The other main issue with ethanol as a fuel is corrosion. Ethanol is corrosive to some materials used in fuel tanks and pipes which were designed to hold gasoline. Ethanol is also hygroscopic, which means that it tends to absorb water. If ethanol is left sitting exposed to air for a long time, it will tend to absorb water vapor from the atmosphere, which can act to increase corrosion. While flex fuel vehicles are designed to withstand this, using a gasoline/ethanol mix can damage some older engines.

Ethanol and CO2

What about fossil carbon reductions, which are the main reason given for switching to E85 use? When bioethanol is burned, the carbon dioxide released does not add to the amount of CO2 in the biosphere. This is because the carbon locked up in the ethanol came from a plant, which absorbed CO2 from the atmosphere during photosynthesis. Therefore the CO2 released from burning bioethanol is merely continuing its way through the carbon cycle. In other words, burning bioethanol is a carbon neutral process. The main sources of plant material for bioethanol production are currently sugar cane in Brazil, and corn (maize) in the United States. Most U.S. bioethanol production is in the "corn belt" in the Midwest. It has been suggested that switchgrass could be an alternative source of biomass for ethanol production in the United States. Of course, E85 contains 15% gasoline, which is a fossil fuel. This means that E85 is not carbon neutral, but releases a certain amount of fossil CO2 when burned. Bear in mind that the lower fuel economy of E85 results increases the fossil carbon emissions from its gasoline content.

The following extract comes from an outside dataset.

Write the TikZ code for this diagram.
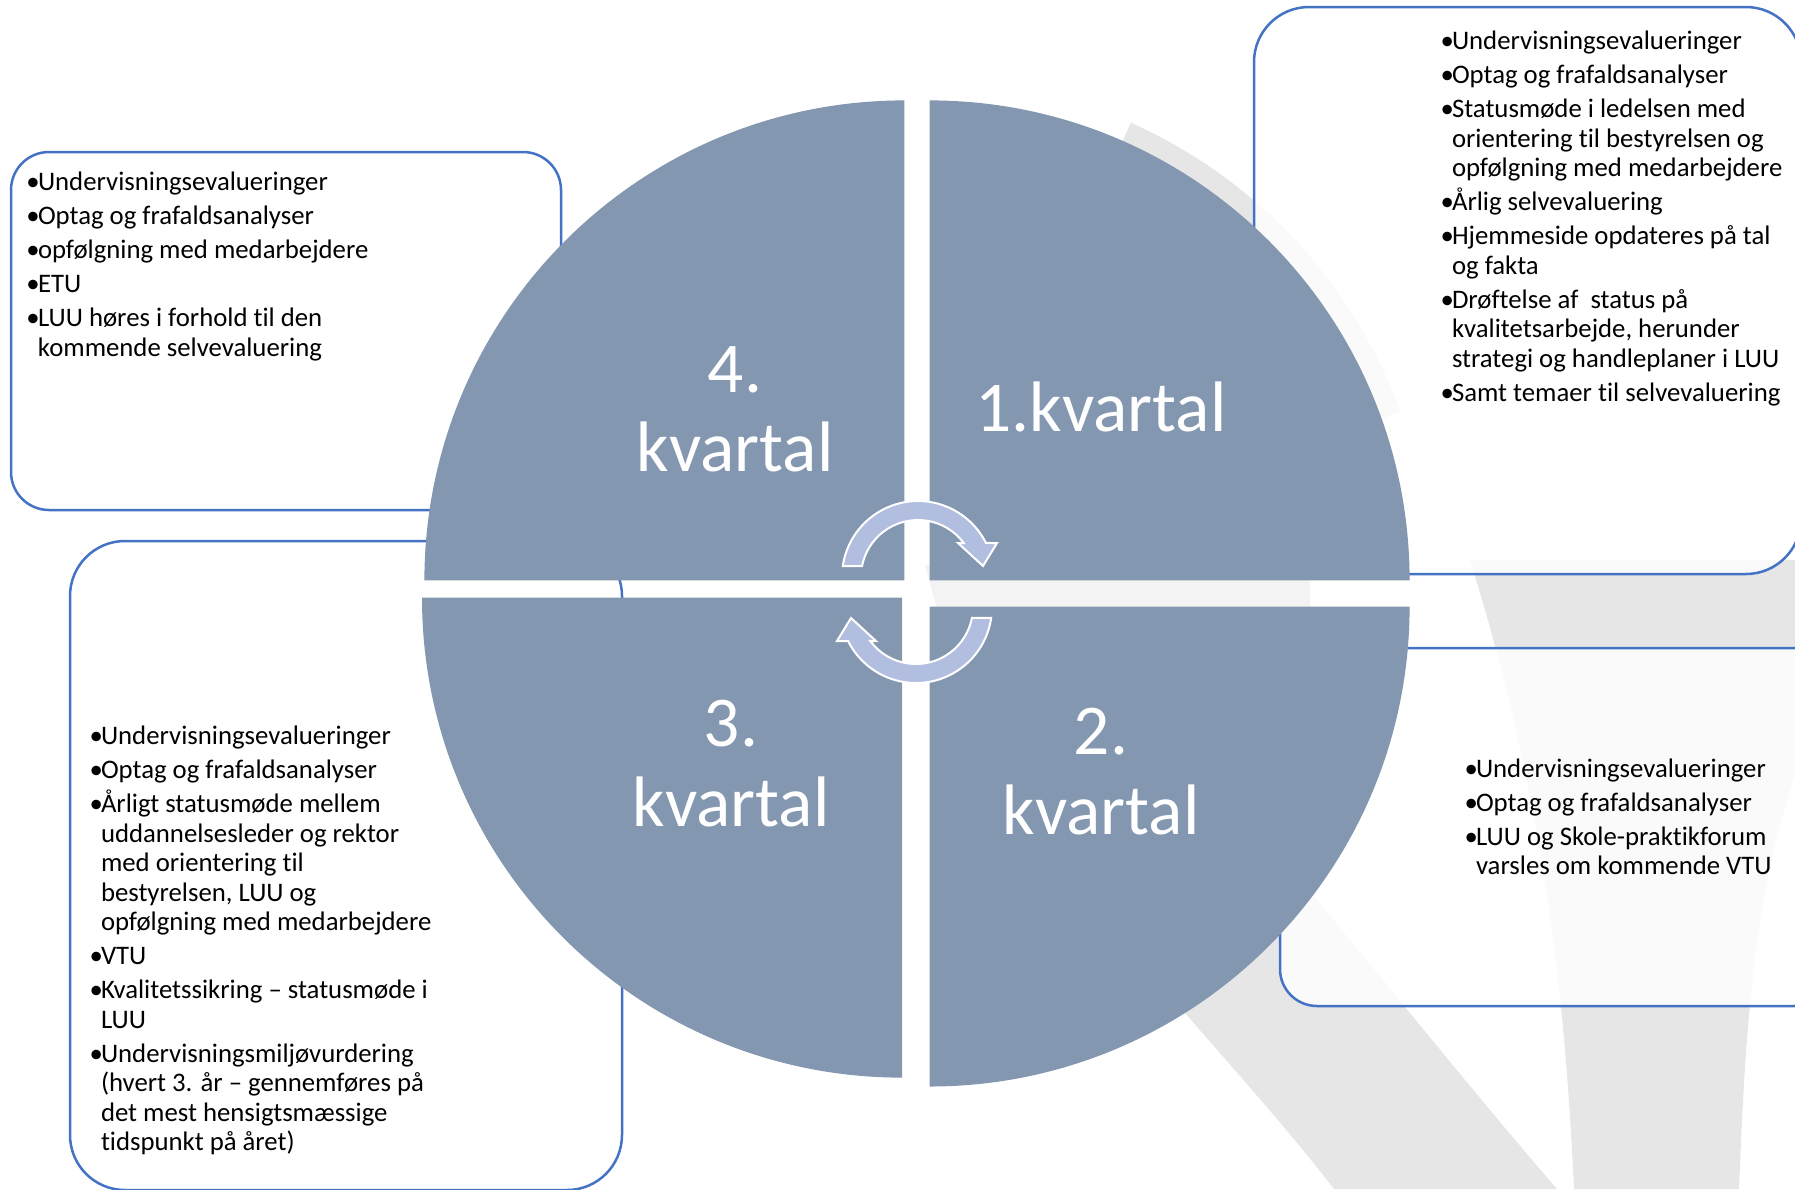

While the bioethanol content of E85 might be carbon neutral when burnt, the process by which this ethanol is produced is not, and this is one of the most controversial aspects of the push for E85. Refining gasoline from crude oil releases less CO2 than turning corn into bioethanol with an equivalent energy content. Bioethanol still has the advantage of being carbon neutral when burnt, while gasoline releases fossil CO2 when burnt. However, when the total amount of fossil CO2 released in the production and burning of E85 are added together, the gap between E85 and gasoline shrinks dramatically. Part of the problem is that farmers rarely use biofuels to power machines such as tractors and combine harvesters. This is because biofuels are fundamentally more expensive to produce, and as farmers pay low tax rates on fossil fuels, it is simply uneconomic for them to run machinery on biofuels. Fertilizers are also energy-intensive to produce. (The Haber-Bosch process used to turn nitrogen and hydrogen into ammonia for fertilizer production requires a temperature of 500 degrees Celsius and a pressure of 200 atmospheres.) When fertilizer is applied to a field, oxides of nitrogen are released, which are greenhouse gases and are therefore equivalent to releasing a certain amount of fossil CO2.

Some recent studies have claimed that the difference in fossil CO2 and equivalents released in the production of E85 is so close to that of gasoline as to render E85 pointless. More optimistic studies have said that substituting bioethanol for all gasoline use would reduce CO2 emissions by up to 30 percent. Using the current processes, it is not economically possible for large scale bioethanol production to approach carbon neutrality.

Food for fuel

Another of the main criticisms of ethanol is that its production from food crops will inevitably increase the price of food due to competition for the same crops. Increased demand for a limited resource such as corn will inevitably lead to price increases. This is a particular problem for third world countries, where using food crops for fuel could lead to food shortages. Cynics have suggested that the agriculture industry in the Western world are using bioethanol as a route to increased subsidies and profits. Regardless of motivation, many people are uneasy at the idea of having food and fuel production in direct competition.


Ethanol is fundamentally a good fuel, which makes it attractive to people who are trying to cut down on fossil fuel use. However, there are problems which must be tackled before bioethanol becomes a realistic substitute for gasoline on a large scale. The two main issues are that current bioethanol production methods save much less fossil carbon than some proponents suggest, and that using intensively-farmed food crops as a fuel source must inevitably lead to food price increases and shortages unless very carefully managed, simply due to the laws of supply and demand. In the future, bioethanol may well become an important carbon-neutral fuel, but only when new methods of production come online. For instance, producing ethanol from algae is a promising technology that is still in its infancy, and using sustainably produced, carbon-neutral energy sources in the production of ethanol is also in its early stages. For now, E85 cannot produce a major reduction in fossil CO2 emissions.